> What is being asked: Without the pictures, give the entries below again exactly as written.

> Supplied records:

----------

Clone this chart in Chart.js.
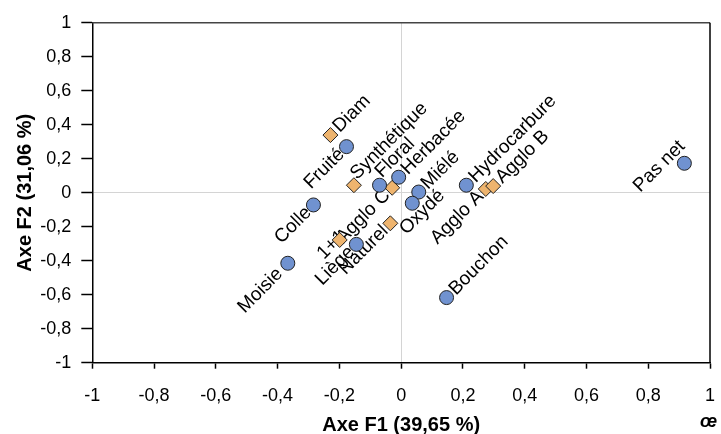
<!DOCTYPE html>
<html lang="fr">
<head>
    <meta charset="UTF-8">
    <title>Biplot F1 / F2</title>
    <script src="https://cdn.jsdelivr.net/npm/chart.js"></script>
    <style>
        html, body { margin: 0; padding: 0; background: #fff; overflow: hidden; }
        canvas { display: block; }
    </style>
</head>
<body>
    <canvas id="biplot" width="721" height="434"></canvas>

    <script>
        // variables (cercles bleus)
        const varNames = ['Fruité', 'Herbacée', 'Floral', 'Miélé', 'Oxydé', 'Colle', 'Liège', 'Moisie', 'Hydrocarbure', 'Pas net', 'Bouchon'];
        const varF1 = [-0.177, -0.008, -0.070, 0.057, 0.036, -0.284, -0.145, -0.367, 0.211, 0.917, 0.147];
        const varF2 = [0.271, 0.091, 0.044, 0.004, -0.062, -0.072, -0.304, -0.415, 0.044, 0.173, -0.617];

        // observations (losanges orange)
        const obsNames = ['Diam', 'Synthétique', 'Agglo C', 'Naturel', '1+1', 'Agglo A', 'Agglo B'];
        const obsF1 = [-0.229, -0.153, -0.029, -0.035, -0.199, 0.274, 0.298];
        const obsF2 = [0.339, 0.044, 0.029, -0.180, -0.278, 0.022, 0.039];

        // label placement: 'ur' upper-right, 'll' lower-left, 'c' centred; plus a small nudge in px
        const varSide = ['ll', 'ur', 'ur', 'ur', 'c', 'll', 'll', 'll', 'ur', 'c', 'ur'];
        const varNudge = [[0, 0], [0, 0], [-7, -5], [0, 0], [10, 9], [0, 0], [0, 0], [-3, 3], [0, 0], [-25, 3], [0, 0]];
        const obsSide = ['ur', 'ur', 'll', 'll', 'c', 'll', 'ur'];
        const obsNudge = [[0, 0], [-6, -3], [0, 0], [0, 0], [-8, 5], [0, 0], [0, 0]];

        const tickValues = [-1, -0.8, -0.6, -0.4, -0.2, 0, 0.2, 0.4, 0.6, 0.8, 1];
        const xTitle = 'Axe F1 (39,65 %)';
        const yTitle = 'Axe F2 (31,06 %)';

        const FONT = '"Liberation Sans", Arial, sans-serif';

        function toPoints(xs, ys) {
            return xs.map((x, i) => ({ x: x, y: ys[i] }));
        }

        function fmt(v) {
            return String(Math.round(v * 10) / 10).replace('.', ',');
        }

        const pointLabels = {
            id: 'pointLabels',
            beforeDatasetsDraw(chart) {
                const ctx = chart.ctx;
                ctx.save();
                ctx.font = '19px ' + FONT;
                ctx.fillStyle = '#000';
                ctx.textBaseline = 'middle';
                chart.data.datasets.forEach((ds, di) => {
                    const meta = chart.getDatasetMeta(di);
                    meta.data.forEach((pt, i) => {
                        const side = ds.sides[i];
                        const n = ds.nudge[i];
                        ctx.save();
                        ctx.translate(pt.x + n[0], pt.y + n[1]);
                        ctx.rotate(-Math.PI / 4);
                        if (side === 'ur') {
                            ctx.textAlign = 'left';
                            ctx.fillText(ds.names[i], 8, 0);
                        } else if (side === 'll') {
                            ctx.textAlign = 'right';
                            ctx.fillText(ds.names[i], -7, 0);
                        } else {
                            ctx.textAlign = 'center';
                            ctx.fillText(ds.names[i], 0, 0);
                        }
                        ctx.restore();
                    });
                });
                ctx.restore();
            },
            afterDraw(chart) {
                const ctx = chart.ctx;
                const a = chart.chartArea;
                ctx.save();
                ctx.lineWidth = 1.5;
                ctx.strokeStyle = '#444';
                ctx.beginPath();
                ctx.moveTo(a.left, a.top);
                ctx.lineTo(a.right, a.top);
                ctx.stroke();
                ctx.strokeStyle = '#000';
                ctx.beginPath();
                ctx.moveTo(a.right, a.top);
                ctx.lineTo(a.right, a.bottom);
                ctx.stroke();
                // bout de logo coupé en bas à droite
                ctx.font = 'italic bold 18px ' + FONT;
                ctx.fillStyle = '#000';
                ctx.textBaseline = 'middle';
                ctx.fillText('œ', 700, 422);
                ctx.restore();
            }
        };

        const ctx = document.getElementById('biplot').getContext('2d');
        const chart = new Chart(ctx, {
            type: 'scatter',
            data: {
                datasets: [{
                    label: 'Variables',
                    names: varNames,
                    sides: varSide,
                    nudge: varNudge,
                    data: toPoints(varF1, varF2),
                    pointStyle: 'circle',
                    pointRadius: 7,
                    pointHoverRadius: 7,
                    backgroundColor: '#7092d0',
                    borderColor: '#222',
                    borderWidth: 1
                }, {
                    label: 'Observations',
                    names: obsNames,
                    sides: obsSide,
                    nudge: obsNudge,
                    data: toPoints(obsF1, obsF2),
                    pointStyle: 'rectRot',
                    pointRadius: 7.5,
                    pointHoverRadius: 7.5,
                    backgroundColor: '#eeb46e',
                    borderColor: '#222',
                    borderWidth: 1
                }]
            },
            options: {
                responsive: false,
                animation: false,
                devicePixelRatio: 1,
                layout: { padding: { top: 22.7, right: 11, left: 0, bottom: 0 } },
                plugins: {
                    legend: { display: false },
                    tooltip: { enabled: false }
                },
                scales: {
                    x: {
                        type: 'linear',
                        min: -1,
                        max: 1,
                        afterBuildTicks: s => { s.ticks = tickValues.map(v => ({ value: v })); },
                        afterFit: s => { s.height = 71.3; },
                        border: { color: '#000', width: 1.5 },
                        grid: {
                            color: c => (c.tick && c.tick.value === 0) ? '#d4d4d4' : 'rgba(0,0,0,0)',
                            lineWidth: 1,
                            tickColor: '#000',
                            tickWidth: 1.5,
                            tickLength: 6
                        },
                        ticks: {
                            color: '#000',
                            // tall line box pushes the labels down without widening the side padding
                            font: { family: FONT, size: 18, lineHeight: 2.5 },
                            padding: 5,
                            maxRotation: 0,
                            autoSkip: false,
                            callback: v => fmt(v)
                        },
                        title: {
                            display: true,
                            text: xTitle,
                            color: '#000',
                            font: { family: FONT, size: 20, weight: 'bold' },
                            padding: { top: 0, bottom: -3 }
                        }
                    },
                    y: {
                        type: 'linear',
                        min: -1,
                        max: 1,
                        afterBuildTicks: s => { s.ticks = tickValues.map(v => ({ value: v })); },
                        afterFit: s => { s.width = 92.3; },
                        border: { color: '#000', width: 1.5 },
                        grid: {
                            color: c => (c.tick && c.tick.value === 0) ? '#d4d4d4' : 'rgba(0,0,0,0)',
                            lineWidth: 1,
                            tickColor: '#000',
                            tickWidth: 1.5,
                            tickLength: 11
                        },
                        ticks: {
                            color: '#000',
                            font: { family: FONT, size: 18 },
                            padding: 10,
                            autoSkip: false,
                            callback: v => fmt(v)
                        },
                        title: {
                            display: true,
                            text: yTitle,
                            color: '#000',
                            font: { family: FONT, size: 20, weight: 'bold' },
                            padding: { top: 13, bottom: 0 }
                        }
                    }
                }
            },
            plugins: [pointLabels]
        });
    </script>
</body>
</html>
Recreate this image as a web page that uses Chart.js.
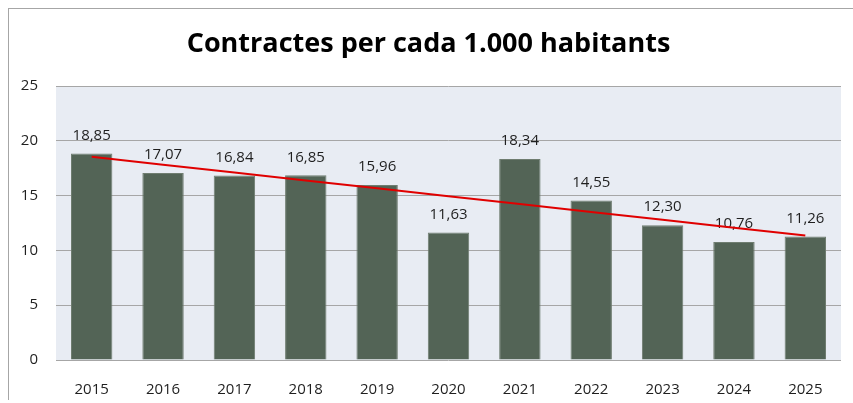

----------

> Expected answer:
Clone this chart in Chart.js.
<!DOCTYPE html>
<html lang="fr">
<head>
    <meta charset="UTF-8">
    <title>Biplot F1 / F2</title>
    <script src="https://cdn.jsdelivr.net/npm/chart.js"></script>
    <style>
        html, body { margin: 0; padding: 0; background: #fff; overflow: hidden; }
        canvas { display: block; }
    </style>
</head>
<body>
    <canvas id="biplot" width="721" height="434"></canvas>

    <script>
        // variables (cercles bleus)
        const varNames = ['Fruité', 'Herbacée', 'Floral', 'Miélé', 'Oxydé', 'Colle', 'Liège', 'Moisie', 'Hydrocarbure', 'Pas net', 'Bouchon'];
        const varF1 = [-0.177, -0.008, -0.070, 0.057, 0.036, -0.284, -0.145, -0.367, 0.211, 0.917, 0.147];
        const varF2 = [0.271, 0.091, 0.044, 0.004, -0.062, -0.072, -0.304, -0.415, 0.044, 0.173, -0.617];

        // observations (losanges orange)
        const obsNames = ['Diam', 'Synthétique', 'Agglo C', 'Naturel', '1+1', 'Agglo A', 'Agglo B'];
        const obsF1 = [-0.229, -0.153, -0.029, -0.035, -0.199, 0.274, 0.298];
        const obsF2 = [0.339, 0.044, 0.029, -0.180, -0.278, 0.022, 0.039];

        // label placement: 'ur' upper-right, 'll' lower-left, 'c' centred; plus a small nudge in px
        const varSide = ['ll', 'ur', 'ur', 'ur', 'c', 'll', 'll', 'll', 'ur', 'c', 'ur'];
        const varNudge = [[0, 0], [0, 0], [-7, -5], [0, 0], [10, 9], [0, 0], [0, 0], [-3, 3], [0, 0], [-25, 3], [0, 0]];
        const obsSide = ['ur', 'ur', 'll', 'll', 'c', 'll', 'ur'];
        const obsNudge = [[0, 0], [-6, -3], [0, 0], [0, 0], [-8, 5], [0, 0], [0, 0]];

        const tickValues = [-1, -0.8, -0.6, -0.4, -0.2, 0, 0.2, 0.4, 0.6, 0.8, 1];
        const xTitle = 'Axe F1 (39,65 %)';
        const yTitle = 'Axe F2 (31,06 %)';

        const FONT = '"Liberation Sans", Arial, sans-serif';

        function toPoints(xs, ys) {
            return xs.map((x, i) => ({ x: x, y: ys[i] }));
        }

        function fmt(v) {
            return String(Math.round(v * 10) / 10).replace('.', ',');
        }

        const pointLabels = {
            id: 'pointLabels',
            beforeDatasetsDraw(chart) {
                const ctx = chart.ctx;
                ctx.save();
                ctx.font = '19px ' + FONT;
                ctx.fillStyle = '#000';
                ctx.textBaseline = 'middle';
                chart.data.datasets.forEach((ds, di) => {
                    const meta = chart.getDatasetMeta(di);
                    meta.data.forEach((pt, i) => {
                        const side = ds.sides[i];
                        const n = ds.nudge[i];
                        ctx.save();
                        ctx.translate(pt.x + n[0], pt.y + n[1]);
                        ctx.rotate(-Math.PI / 4);
                        if (side === 'ur') {
                            ctx.textAlign = 'left';
                            ctx.fillText(ds.names[i], 8, 0);
                        } else if (side === 'll') {
                            ctx.textAlign = 'right';
                            ctx.fillText(ds.names[i], -7, 0);
                        } else {
                            ctx.textAlign = 'center';
                            ctx.fillText(ds.names[i], 0, 0);
                        }
                        ctx.restore();
                    });
                });
                ctx.restore();
            },
            afterDraw(chart) {
                const ctx = chart.ctx;
                const a = chart.chartArea;
                ctx.save();
                ctx.lineWidth = 1.5;
                ctx.strokeStyle = '#444';
                ctx.beginPath();
                ctx.moveTo(a.left, a.top);
                ctx.lineTo(a.right, a.top);
                ctx.stroke();
                ctx.strokeStyle = '#000';
                ctx.beginPath();
                ctx.moveTo(a.right, a.top);
                ctx.lineTo(a.right, a.bottom);
                ctx.stroke();
                // bout de logo coupé en bas à droite
                ctx.font = 'italic bold 18px ' + FONT;
                ctx.fillStyle = '#000';
                ctx.textBaseline = 'middle';
                ctx.fillText('œ', 700, 422);
                ctx.restore();
            }
        };

        const ctx = document.getElementById('biplot').getContext('2d');
        const chart = new Chart(ctx, {
            type: 'scatter',
            data: {
                datasets: [{
                    label: 'Variables',
                    names: varNames,
                    sides: varSide,
                    nudge: varNudge,
                    data: toPoints(varF1, varF2),
                    pointStyle: 'circle',
                    pointRadius: 7,
                    pointHoverRadius: 7,
                    backgroundColor: '#7092d0',
                    borderColor: '#222',
                    borderWidth: 1
                }, {
                    label: 'Observations',
                    names: obsNames,
                    sides: obsSide,
                    nudge: obsNudge,
                    data: toPoints(obsF1, obsF2),
                    pointStyle: 'rectRot',
                    pointRadius: 7.5,
                    pointHoverRadius: 7.5,
                    backgroundColor: '#eeb46e',
                    borderColor: '#222',
                    borderWidth: 1
                }]
            },
            options: {
                responsive: false,
                animation: false,
                devicePixelRatio: 1,
                layout: { padding: { top: 22.7, right: 11, left: 0, bottom: 0 } },
                plugins: {
                    legend: { display: false },
                    tooltip: { enabled: false }
                },
                scales: {
                    x: {
                        type: 'linear',
                        min: -1,
                        max: 1,
                        afterBuildTicks: s => { s.ticks = tickValues.map(v => ({ value: v })); },
                        afterFit: s => { s.height = 71.3; },
                        border: { color: '#000', width: 1.5 },
                        grid: {
                            color: c => (c.tick && c.tick.value === 0) ? '#d4d4d4' : 'rgba(0,0,0,0)',
                            lineWidth: 1,
                            tickColor: '#000',
                            tickWidth: 1.5,
                            tickLength: 6
                        },
                        ticks: {
                            color: '#000',
                            // tall line box pushes the labels down without widening the side padding
                            font: { family: FONT, size: 18, lineHeight: 2.5 },
                            padding: 5,
                            maxRotation: 0,
                            autoSkip: false,
                            callback: v => fmt(v)
                        },
                        title: {
                            display: true,
                            text: xTitle,
                            color: '#000',
                            font: { family: FONT, size: 20, weight: 'bold' },
                            padding: { top: 0, bottom: -3 }
                        }
                    },
                    y: {
                        type: 'linear',
                        min: -1,
                        max: 1,
                        afterBuildTicks: s => { s.ticks = tickValues.map(v => ({ value: v })); },
                        afterFit: s => { s.width = 92.3; },
                        border: { color: '#000', width: 1.5 },
                        grid: {
                            color: c => (c.tick && c.tick.value === 0) ? '#d4d4d4' : 'rgba(0,0,0,0)',
                            lineWidth: 1,
                            tickColor: '#000',
                            tickWidth: 1.5,
                            tickLength: 11
                        },
                        ticks: {
                            color: '#000',
                            font: { family: FONT, size: 18 },
                            padding: 10,
                            autoSkip: false,
                            callback: v => fmt(v)
                        },
                        title: {
                            display: true,
                            text: yTitle,
                            color: '#000',
                            font: { family: FONT, size: 20, weight: 'bold' },
                            padding: { top: 13, bottom: 0 }
                        }
                    }
                }
            },
            plugins: [pointLabels]
        });
    </script>
</body>
</html>
Recreate this image as a web page that uses Chart.js.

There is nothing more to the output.